The traditions from Anglo-Saxon times remain in the New Forest, and each animal is owned by a Commoner, who possesses common pasture rights. To be depastured (put out to graze), each pony has their owners brand mark. The herds are free to roam the whole area but tend to stay in one spot, known as their haunt. Animal welfare groups, such as the Royal Society for the Prevention of Cruelty to Animals (RSPCA) and The British Horse Society (BHS), make regular inspections to check the well-being of the ponies.
Five Agisters, employed by an organisation called Verderers, care for the ponies, with each one responsible for their section. The Verderers, a body of ten people, were initially established to administer the law of the New Forest. Five are appointed, and five elected. A grazing fee is paid annually by the Commoners to the Court of Verderers, and, as proof of payment, every Agister cuts a distinctive pattern on the tail of each pony, exclusive to their area.
Every autumn between August and November, the ponies are rounded up in what are known as “drifts.” As many as forty take place each year.The drifts happen early in the morning with both Agisters and volunteers on horseback, rounding up the wild ponies.
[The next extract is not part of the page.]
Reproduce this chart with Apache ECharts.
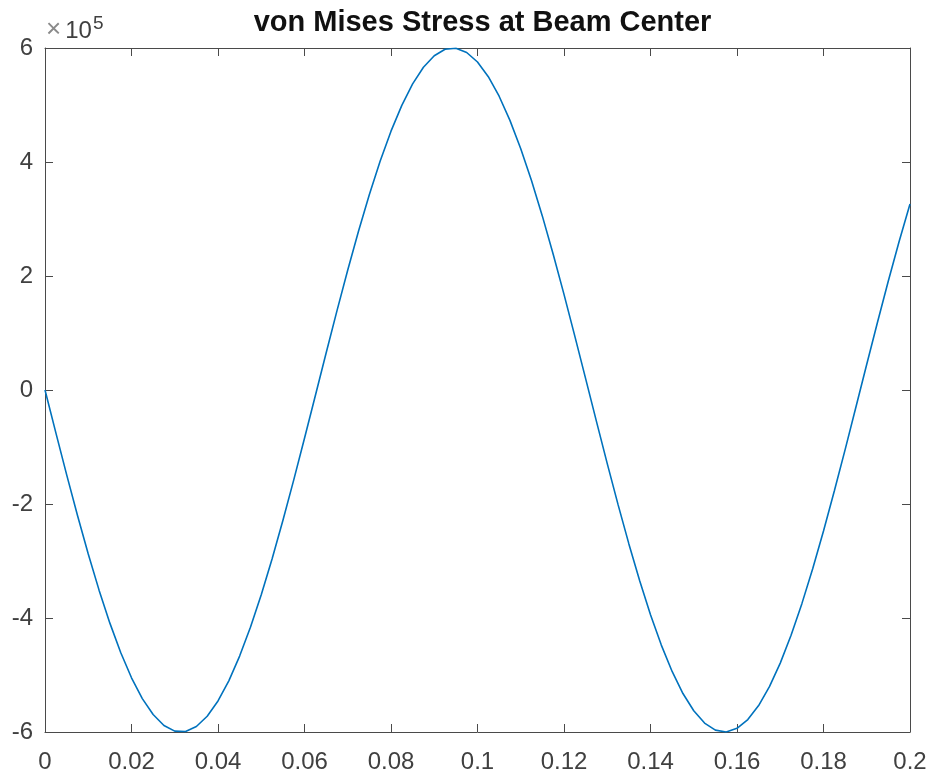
<!DOCTYPE html>
<html>
<head>
<meta charset="utf-8">
<script src="https://cdn.jsdelivr.net/npm/echarts@6/dist/echarts.min.js"></script>
<style>
  html, body { margin: 0; padding: 0; background: #ffffff; }
  #chart { width: 933px; height: 776px; }
</style>
</head>
<body>
<div id="chart"></div>
<script>
// Time samples (s)
const timeSec = [
  0, 0.0025, 0.005, 0.0075, 0.01, 0.0125, 0.015, 0.0175, 0.02, 0.0225,
  0.025, 0.0275, 0.03, 0.0325, 0.035, 0.0375, 0.04, 0.0425, 0.045, 0.0475,
  0.05, 0.0525, 0.055, 0.0575, 0.06, 0.0625, 0.065, 0.0675, 0.07, 0.0725,
  0.075, 0.0775, 0.08, 0.0825, 0.085, 0.0875, 0.09, 0.0925, 0.095, 0.0975,
  0.1, 0.1025, 0.105, 0.1075, 0.11, 0.1125, 0.115, 0.1175, 0.12, 0.1225,
  0.125, 0.1275, 0.13, 0.1325, 0.135, 0.1375, 0.14, 0.1425, 0.145, 0.1475,
  0.15, 0.1525, 0.155, 0.1575, 0.16, 0.1625, 0.165, 0.1675, 0.17, 0.1725,
  0.175, 0.1775, 0.18, 0.1825, 0.185, 0.1875, 0.19, 0.1925, 0.195, 0.1975,
  0.2
];
// von Mises stress at the beam center, in units of 1e5
const stressE5 = [
  0, -0.748, -1.484, -2.198, -2.877, -3.511, -4.090, -4.605, -5.049, -5.414,
  -5.694, -5.885, -5.985, -5.991, -5.904, -5.724, -5.456, -5.102, -4.668, -4.162,
  -3.591, -2.964, -2.290, -1.581, -0.847, -0.100, 0.649, 1.388, 2.105, 2.789,
  3.429, 4.016, 4.541, 4.994, 5.370, 5.662, 5.865, 5.977, 5.996, 5.921,
  5.754, 5.496, 5.154, 4.730, 4.233, 3.670, 3.050, 2.382, 1.677, 0.945,
  0.199, -0.550, -1.291, -2.011, -2.700, -3.347, -3.942, -4.475, -4.938, -5.325,
  -5.628, -5.843, -5.967, -5.999, -5.936, -5.781, -5.537, -5.204, -4.791, -4.303,
  -3.748, -3.135, -2.473, -1.772, -1.046, -0.299, 0.451, 1.193, 1.917, 2.611,
  3.264
];
const xTicks = [0, 0.02, 0.04, 0.06, 0.08, 0.1, 0.12, 0.14, 0.16, 0.18, 0.2];
const yTicks = [-6, -4, -2, 0, 2, 4, 6];
const yScale = 1e5;

const seriesData = timeSec.map((t, i) => [t, stressE5[i] * yScale]);

const axisColor = '#4a4a4a';
const textColor = '#404040';
const fontFamily = '"Liberation Sans", Arial, Helvetica, sans-serif';

const gridLeft = 45;
const gridRight = 23;
const chartWidth = 933;

const xBase = {
  type: 'value',
  min: xTicks[0],
  max: xTicks[xTicks.length - 1],
  interval: 0.02,
  axisLine: { show: true, onZero: false, lineStyle: { color: axisColor, width: 1 } },
  axisTick: { show: true, inside: true, length: 8, lineStyle: { color: axisColor } },
  splitLine: { show: false }
};
const yBase = {
  type: 'value',
  min: yTicks[0] * yScale,
  max: yTicks[yTicks.length - 1] * yScale,
  interval: 2 * yScale,
  axisLine: { show: true, onZero: false, lineStyle: { color: axisColor, width: 1 } },
  axisTick: { show: true, inside: true, length: 8, lineStyle: { color: axisColor } },
  splitLine: { show: false }
};

const chart = echarts.init(document.getElementById('chart'), null, { renderer: 'canvas' });
chart.setOption({
  animation: false,
  backgroundColor: '#ffffff',
  title: {
    text: 'von Mises Stress at Beam Center',
    // centred over the plot area rather than the whole canvas
    left: (gridLeft + (chartWidth - gridRight)) / 2,
    textAlign: 'center',
    top: 3,
    textStyle: { fontFamily, fontWeight: 'bold', fontSize: 29, color: '#111111' }
  },
  grid: { left: gridLeft, right: gridRight, top: 48, bottom: 44, containLabel: false },
  xAxis: [
    Object.assign({}, xBase, {
      position: 'bottom',
      axisLabel: {
        show: true, margin: 18, color: textColor, fontFamily, fontSize: 24,
        formatter: v => String(+v.toFixed(2))
      }
    }),
    Object.assign({}, xBase, { position: 'top', axisLabel: { show: false } })
  ],
  yAxis: [
    Object.assign({}, yBase, {
      position: 'left',
      axisLabel: {
        show: true, margin: 12, color: textColor, fontFamily, fontSize: 24,
        formatter: v => String(Math.round(v / yScale))
      }
    }),
    Object.assign({}, yBase, { position: 'right', axisLabel: { show: false } })
  ],
  graphic: [{
    type: 'text',
    left: 46,
    top: 14,
    style: {
      text: '{m|×}{b|10}{e|5}',
      rich: {
        m: { fontFamily, fontSize: 26, fill: '#8a8a8a', verticalAlign: 'bottom', padding: [0, 4, 0, 0] },
        b: { fontFamily, fontSize: 24, fill: textColor, verticalAlign: 'bottom' },
        e: { fontFamily, fontSize: 19, fill: textColor, verticalAlign: 'top', padding: [0, 0, 10, 1] }
      }
    }
  }],
  series: [{
    type: 'line',
    xAxisIndex: 0,
    yAxisIndex: 0,
    data: seriesData,
    smooth: false,
    showSymbol: false,
    lineStyle: { color: '#0072BD', width: 1.6 },
    clip: true
  }]
});
</script>
</body>
</html>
The scene resembles that of a stampede, as they gallop flat out towards wooden pens, directed by the Commoners on foot. The general public is discouraged from being in the area when the drifts occur, due to the potential dangers.
Once inside the pens, the ponies are given a health check, wormed, and their details recorded, with any foals branded. A major problem is ponies wandering onto roads and being hit and killed by cars, especially at night. Because of this, many owners request the fitting of fluorescent collars. A few of the ponies are taken by Commoners for handling and training, before being sold by auction at the Beaulieu Road Sales.
Volunteers who take part in at least six drifts can qualify for the New Forest point to point race. Held annually on December 26th, the riders must be mounted on part-bred or purebred New Forest ponies. The departure point is kept secret from the competitors until just before the start. The Riders then race across open countryside, taking any route they wish, to reach the finish line.
The New Forest pony has developed and adapted according to the conditions of the Forest and well-known for being sure-footed and hardy. In winter they survive on holly and gorse, so their tongue has a thick, sturdy upper surface to cope with this thorny diet. In the past, they also grew a moustache on the upper lip, but potential buyers saw this as a sign of poor breeding. Improved feeding standards saw the disappearance of this particular feature.
They stand between 12 and 14.2 hands high, and have a gentle temperament, making them ideal for children and as a suitable mount for small adults. Intelligent and versatile, they are well-known for their agility and speed. They excel in many disciplines, including show jumping, eventing, dressage, showing and driving.
The New Forest pony is a cultural icon with an incredible history and heritage but now listed as a rare minority breed by the Rare Breeds Survival Trust (RBST).
There are now approximately less than three thousand mares in the Forest and only fifteen stallions running with them for five weeks of the year. Jane Murray, Secretary of the New Forest Pony Breeding and Cattle Society, was quoted by Mail Online saying, “Rapidly changing market conditions over the last few years have changed the horse world, probably forever.” Maintaining the breed is so important for the Forest’s ecosystem as well as preserving these grazing herds as the most famous and picturesque sight of the New Forest.